Linguistic reversal February 24, 2009

Galatians 5-6 turns a number of Pauline terms inside out. After spending most of the letter polemicizing against seeking justification form the “works of the law,” Paul rehabilitates both “work” (5:6) and “law” (5:14; 6:2). After announcing that in Christ we have been freed from the Egypt of Judaic managers and tutors, he instructs us to use our freedom to become slaves to one another (5:13). He doesn’t quite rehabilitate flesh, though he has told us early on that life in the flesh can be life by faith in the Son of God, that is, life in the flesh can be lived out as life in the Spirit (2:20).

He even rehabilitates the stoicheia . “If we live by the Spirit, by the Spirit also let us stoichomen ” (5:25).

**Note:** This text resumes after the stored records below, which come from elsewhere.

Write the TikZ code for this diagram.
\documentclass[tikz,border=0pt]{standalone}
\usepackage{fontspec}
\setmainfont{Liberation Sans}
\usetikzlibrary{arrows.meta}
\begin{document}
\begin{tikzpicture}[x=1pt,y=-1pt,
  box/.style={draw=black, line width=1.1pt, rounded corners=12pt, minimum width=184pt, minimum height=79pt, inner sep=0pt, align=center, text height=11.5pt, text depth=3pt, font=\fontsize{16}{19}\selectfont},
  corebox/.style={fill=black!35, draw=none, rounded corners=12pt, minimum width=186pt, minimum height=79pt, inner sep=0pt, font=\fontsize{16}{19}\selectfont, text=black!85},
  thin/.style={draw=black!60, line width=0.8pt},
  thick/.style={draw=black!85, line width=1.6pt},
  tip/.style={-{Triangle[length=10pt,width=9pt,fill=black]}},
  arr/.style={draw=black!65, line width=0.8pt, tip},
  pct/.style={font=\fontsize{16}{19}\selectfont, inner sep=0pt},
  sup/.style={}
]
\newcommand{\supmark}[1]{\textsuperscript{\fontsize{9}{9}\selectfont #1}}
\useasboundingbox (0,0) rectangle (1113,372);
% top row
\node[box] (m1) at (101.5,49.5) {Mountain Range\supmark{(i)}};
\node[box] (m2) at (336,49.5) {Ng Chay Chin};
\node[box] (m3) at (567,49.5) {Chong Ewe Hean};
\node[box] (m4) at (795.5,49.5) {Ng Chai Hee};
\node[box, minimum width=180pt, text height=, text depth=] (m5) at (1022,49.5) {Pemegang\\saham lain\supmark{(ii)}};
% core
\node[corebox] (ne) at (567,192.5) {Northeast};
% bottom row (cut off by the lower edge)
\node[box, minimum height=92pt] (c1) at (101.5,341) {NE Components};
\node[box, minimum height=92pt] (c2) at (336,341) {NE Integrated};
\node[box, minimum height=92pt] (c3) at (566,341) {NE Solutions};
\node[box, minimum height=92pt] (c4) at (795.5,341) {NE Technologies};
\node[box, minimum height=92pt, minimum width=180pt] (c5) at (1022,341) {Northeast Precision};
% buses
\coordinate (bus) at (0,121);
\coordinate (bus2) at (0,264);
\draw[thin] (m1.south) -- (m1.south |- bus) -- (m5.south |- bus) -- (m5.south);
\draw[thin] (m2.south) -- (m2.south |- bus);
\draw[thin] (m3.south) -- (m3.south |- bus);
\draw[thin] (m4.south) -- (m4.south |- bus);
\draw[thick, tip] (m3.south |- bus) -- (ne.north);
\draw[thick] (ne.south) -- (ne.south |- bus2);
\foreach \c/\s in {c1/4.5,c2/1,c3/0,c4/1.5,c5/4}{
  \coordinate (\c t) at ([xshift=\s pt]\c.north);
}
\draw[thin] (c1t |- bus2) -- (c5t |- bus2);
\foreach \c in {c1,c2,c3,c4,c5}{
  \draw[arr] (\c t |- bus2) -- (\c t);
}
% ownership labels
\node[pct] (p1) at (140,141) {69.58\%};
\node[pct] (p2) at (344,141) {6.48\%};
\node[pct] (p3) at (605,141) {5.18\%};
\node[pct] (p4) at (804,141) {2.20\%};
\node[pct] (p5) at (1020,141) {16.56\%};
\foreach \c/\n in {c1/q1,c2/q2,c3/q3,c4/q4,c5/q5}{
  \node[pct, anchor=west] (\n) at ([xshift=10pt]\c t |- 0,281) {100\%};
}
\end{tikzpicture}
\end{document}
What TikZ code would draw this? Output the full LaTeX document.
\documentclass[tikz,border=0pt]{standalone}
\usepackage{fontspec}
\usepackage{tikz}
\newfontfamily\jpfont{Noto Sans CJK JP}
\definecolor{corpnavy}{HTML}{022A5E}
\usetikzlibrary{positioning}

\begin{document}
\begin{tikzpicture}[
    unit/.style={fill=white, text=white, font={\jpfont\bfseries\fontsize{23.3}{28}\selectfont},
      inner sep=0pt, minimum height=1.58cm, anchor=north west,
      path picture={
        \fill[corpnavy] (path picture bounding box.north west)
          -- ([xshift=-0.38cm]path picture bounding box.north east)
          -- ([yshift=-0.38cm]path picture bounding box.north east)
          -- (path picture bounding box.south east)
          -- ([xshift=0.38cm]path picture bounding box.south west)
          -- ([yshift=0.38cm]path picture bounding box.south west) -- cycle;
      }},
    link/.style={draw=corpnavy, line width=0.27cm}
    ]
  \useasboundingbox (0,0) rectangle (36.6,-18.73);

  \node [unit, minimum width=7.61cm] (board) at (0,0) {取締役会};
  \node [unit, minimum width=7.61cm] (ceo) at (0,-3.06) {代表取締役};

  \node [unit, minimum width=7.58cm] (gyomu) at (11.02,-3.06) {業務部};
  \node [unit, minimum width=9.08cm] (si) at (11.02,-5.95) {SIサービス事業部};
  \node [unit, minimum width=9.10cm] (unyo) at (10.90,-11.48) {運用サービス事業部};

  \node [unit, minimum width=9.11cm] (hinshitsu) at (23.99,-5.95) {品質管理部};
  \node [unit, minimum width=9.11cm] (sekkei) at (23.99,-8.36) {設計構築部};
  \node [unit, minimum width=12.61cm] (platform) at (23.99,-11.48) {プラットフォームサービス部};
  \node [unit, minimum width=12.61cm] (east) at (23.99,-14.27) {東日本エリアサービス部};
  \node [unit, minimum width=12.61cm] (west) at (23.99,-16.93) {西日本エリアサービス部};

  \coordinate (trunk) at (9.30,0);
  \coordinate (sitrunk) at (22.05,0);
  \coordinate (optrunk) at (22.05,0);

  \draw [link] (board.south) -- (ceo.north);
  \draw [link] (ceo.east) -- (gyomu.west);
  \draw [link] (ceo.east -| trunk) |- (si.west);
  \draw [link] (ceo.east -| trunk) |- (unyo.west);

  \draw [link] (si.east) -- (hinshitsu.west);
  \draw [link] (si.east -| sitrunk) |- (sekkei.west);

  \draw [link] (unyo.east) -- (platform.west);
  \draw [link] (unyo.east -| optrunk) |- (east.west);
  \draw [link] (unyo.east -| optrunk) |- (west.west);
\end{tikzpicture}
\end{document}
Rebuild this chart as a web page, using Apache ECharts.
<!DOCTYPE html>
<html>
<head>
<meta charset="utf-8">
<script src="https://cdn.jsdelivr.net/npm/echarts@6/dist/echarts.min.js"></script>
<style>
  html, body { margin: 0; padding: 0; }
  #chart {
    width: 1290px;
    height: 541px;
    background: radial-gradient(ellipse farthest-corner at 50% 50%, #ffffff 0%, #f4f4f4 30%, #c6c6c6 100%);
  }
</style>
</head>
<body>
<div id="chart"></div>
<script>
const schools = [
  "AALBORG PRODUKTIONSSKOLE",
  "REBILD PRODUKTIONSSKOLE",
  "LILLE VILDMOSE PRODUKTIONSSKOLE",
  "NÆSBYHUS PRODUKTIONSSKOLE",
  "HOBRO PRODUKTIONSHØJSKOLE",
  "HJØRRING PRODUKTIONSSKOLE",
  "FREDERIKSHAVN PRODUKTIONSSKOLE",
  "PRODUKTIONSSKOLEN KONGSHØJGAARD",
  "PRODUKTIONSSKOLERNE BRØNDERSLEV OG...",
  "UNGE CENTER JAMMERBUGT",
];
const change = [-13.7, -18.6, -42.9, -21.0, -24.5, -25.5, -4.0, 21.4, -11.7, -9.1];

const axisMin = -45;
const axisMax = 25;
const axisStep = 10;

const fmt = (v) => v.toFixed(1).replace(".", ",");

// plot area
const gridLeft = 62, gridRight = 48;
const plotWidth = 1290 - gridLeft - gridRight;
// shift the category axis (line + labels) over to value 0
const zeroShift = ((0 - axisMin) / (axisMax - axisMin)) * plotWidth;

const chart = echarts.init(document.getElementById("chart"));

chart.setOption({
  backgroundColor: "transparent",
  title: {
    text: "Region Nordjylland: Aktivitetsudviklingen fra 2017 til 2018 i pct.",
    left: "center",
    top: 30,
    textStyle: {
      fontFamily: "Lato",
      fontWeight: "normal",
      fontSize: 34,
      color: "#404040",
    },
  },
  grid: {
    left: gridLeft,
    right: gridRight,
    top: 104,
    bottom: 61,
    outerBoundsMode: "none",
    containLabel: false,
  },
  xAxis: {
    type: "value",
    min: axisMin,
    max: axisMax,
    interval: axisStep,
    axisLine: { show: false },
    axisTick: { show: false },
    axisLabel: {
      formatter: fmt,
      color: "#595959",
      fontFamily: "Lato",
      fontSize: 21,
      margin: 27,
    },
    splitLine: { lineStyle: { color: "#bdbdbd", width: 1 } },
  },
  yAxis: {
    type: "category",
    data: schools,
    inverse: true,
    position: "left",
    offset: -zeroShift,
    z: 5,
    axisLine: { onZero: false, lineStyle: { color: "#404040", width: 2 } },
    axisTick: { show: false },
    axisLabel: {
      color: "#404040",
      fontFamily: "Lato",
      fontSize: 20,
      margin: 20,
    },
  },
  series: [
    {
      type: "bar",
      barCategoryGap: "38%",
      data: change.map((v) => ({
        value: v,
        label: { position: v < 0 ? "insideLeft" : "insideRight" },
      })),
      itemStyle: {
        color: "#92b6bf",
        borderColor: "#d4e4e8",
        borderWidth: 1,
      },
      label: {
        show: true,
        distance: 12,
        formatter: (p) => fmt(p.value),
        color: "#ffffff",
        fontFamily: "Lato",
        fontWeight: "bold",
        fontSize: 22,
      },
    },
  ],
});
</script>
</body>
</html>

The NASB translates this as “walk,” but it’s a different verb than 5:16 ( peripateo ). “Keep in step” is better. However it is translated, it is a deliberate play on the “elementary principles” from which Paul says we have been freed (as is the related verb sustoichei in 4:25).

Paul is showing us that the entire old covenant is resurrected in the new. It is not the same; law is no longer the Mosaic law, work is the working of love and of the Spirit, slavery is willing service, the stoicheic pattern is now set by the Spirit and not by under-guardians. It’s not the same but it’s all there, dead and risen in Christ Jesus and his body.